NASA Begins UFO Study

This week, a team of NASA researchers has begun a formal investigation into UFOs, now referred to as unidentified aerial phenomena (UAPs). Will they conclude we've been visited by alien life?

UFO photographed by the US Navy
An unidentified aerial phenomenon captured by the U.S. Navy | U.S. Department of Defense

The study will last for nine months and the team will report their findings to the public in mid-2023, says NASA.

A disappointing 2021 report from the United States government about 144 unidentified flying objects, declared in a nine page report more or less what we already suspected. Namely, the US government has no idea what a series of strange “Unidentified Aerial Phenomena” could possibly be.

Since then, the argument has grown to fund a different approach in order to try and make some scientific sense of what these mysterious UAPs may be.
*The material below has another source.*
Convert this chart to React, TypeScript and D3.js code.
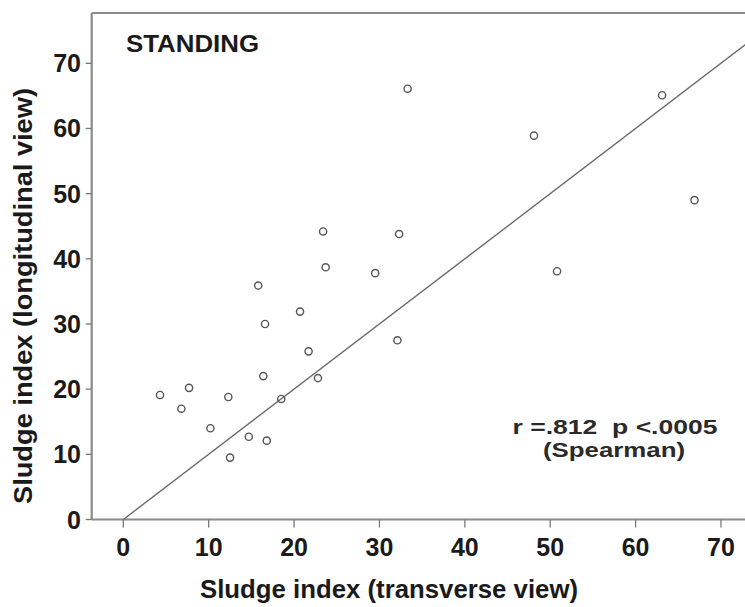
import React from "react";
import * as d3 from "d3";

const transverse = [4.3, 6.8, 7.7, 10.2, 12.3, 12.5, 14.7, 15.8, 16.4, 16.6, 16.8, 18.5, 20.7, 21.7, 22.8, 23.4, 23.7, 29.5, 32.3, 32.1, 33.3, 48.1, 50.8, 63.1, 66.9];
const longitudinal = [19.1, 17.0, 20.2, 14.0, 18.8, 9.5, 12.7, 35.9, 22.0, 30.0, 12.1, 18.5, 31.9, 25.8, 21.7, 44.2, 38.7, 37.8, 43.8, 27.5, 66.1, 58.9, 38.1, 65.1, 49.0];
const xTicks = [0, 10, 20, 30, 40, 50, 60, 70];
const yTicks = [0, 10, 20, 30, 40, 50, 60, 70];
const identityLine = [0, 80];

const W = 745;
const H = 607;

export default function App() {
  const x = d3.scaleLinear().domain([0, 70]).range([123.3, 721]);
  const y = d3.scaleLinear().domain([0, 70]).range([519.5, 63.3]);
  const left = x(-3.7);
  const top = 13;
  const bottom = y(0);
  const right = W + 5;
  const line = d3
    .line<number>()
    .x((d) => x(d))
    .y((d) => y(d));
  const font = "'Liberation Sans', Arial, sans-serif";
  const textColor = "#1a1a1a";
  return (
    <svg
      width={W}
      height={H}
      viewBox={`0 0 ${W} ${H}`}
      style={{ position: "absolute", left: 0, top: 0, background: "#fff" }}
      fontFamily={font}
    >
      <defs>
        <clipPath id="plotClip">
          <rect x={left} y={top} width={right - left} height={bottom - top} />
        </clipPath>
      </defs>
      <rect x={0} y={0} width={W} height={H} fill="#fff" />
      {/* frame */}
      <line x1={left} x2={right} y1={top} y2={top} stroke="#8a8a8a" strokeWidth={2} />
      <line x1={left} x2={left} y1={top} y2={bottom} stroke="#8a8a8a" strokeWidth={2.2} />
      <line x1={left} x2={right} y1={bottom} y2={bottom} stroke="#8a8a8a" strokeWidth={1.8} />
      {/* y ticks */}
      {yTicks.map((t) => (
        <g key={"y" + t}>
          <line x1={left - 6} x2={left} y1={y(t)} y2={y(t)} stroke="#777" strokeWidth={1.3} />
          <text
            x={81}
            y={y(t)}
            dy="0.36em"
            textAnchor="end"
            fontSize={25}
            fontWeight="bold"
            fill={textColor}
          >
            {t}
          </text>
        </g>
      ))}
      {/* x ticks */}
      {xTicks.map((t) => (
        <g key={"x" + t}>
          <line x1={x(t)} x2={x(t)} y1={bottom} y2={bottom + 8} stroke="#777" strokeWidth={1.3} />
          <text
            x={x(t)}
            y={556}
            textAnchor="middle"
            fontSize={25}
            fontWeight="bold"
            fill={textColor}
          >
            {t}
          </text>
        </g>
      ))}
      {/* identity line */}
      <g clipPath="url(#plotClip)">
        <path d={line(identityLine) || ""} fill="none" stroke="#6a6a6a" strokeWidth={1.4} />
      </g>
      {/* points */}
      {transverse.map((tv, i) => (
        <circle
          key={"p" + i}
          cx={x(tv)}
          cy={y(longitudinal[i])}
          r={3.6}
          fill="none"
          stroke="#555"
          strokeWidth={1.4}
        />
      ))}
      {/* labels */}
      <text x={126} y={52} fontSize={24} fontWeight="bold" fill={textColor} textLength={133} lengthAdjust="spacingAndGlyphs">
        STANDING
      </text>
      <text x={615} y={434} textAnchor="middle" fontSize={20} fontWeight="bold" fill="#2a2a2a" textLength={205} lengthAdjust="spacingAndGlyphs">
        {"r =.812\u00a0\u00a0p <.0005"}
      </text>
      <text x={614} y={457} textAnchor="middle" fontSize={20} fontWeight="bold" fill="#2a2a2a" textLength={142} lengthAdjust="spacingAndGlyphs">
        (Spearman)
      </text>
      <text x={389} y={598} textAnchor="middle" fontSize={25} fontWeight="bold" fill={textColor} textLength={378} lengthAdjust="spacingAndGlyphs">
        Sludge index (transverse view)
      </text>
      <text
        transform={`translate(32, 296) rotate(-90)`}
        textAnchor="middle"
        fontSize={25}
        fontWeight="bold"
        fill={textColor}
        textLength={416}
        lengthAdjust="spacingAndGlyphs"
      >
        Sludge index (longitudinal view)
      </text>
    </svg>
  );
}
Historically, the military / intelligence organizations have taken a non-scientific approach to the topic, “which is ‘We’re not interested in this as a scientific issue. That’s not on our agenda,’” Pennsylvania State University historian Greg Eghigian told Scientific American. However, NASA will approach the matter with a different, scientific mindset.

Developing an understanding of UAPs isn't just about looking for alien life. The flying objects could have implications for national security, and NASA hopes the findings will improve aircraft safety. Collecting data on UAPs might be a first step in mitigating them to better protect air traffic.

So far, NASA doesn’t have a hypothesis for what UAPs may be. “I would say the only preconceived notion I have coming into this is that you should be open to the idea that we’re looking at several different phenomena,” David Spergel, who will lead the research effort and is the president of the Simons Foundation. “This is a phenomenon we don’t understand. And we want to collect more data.”

For now, though, “there is no evidence UAPs are extra-terrestrial in origin,” NASA said in a statement. But even if the study reveals nothing about alien life, it might still learn something new about Earth’s atmosphere, wrote Scientific American.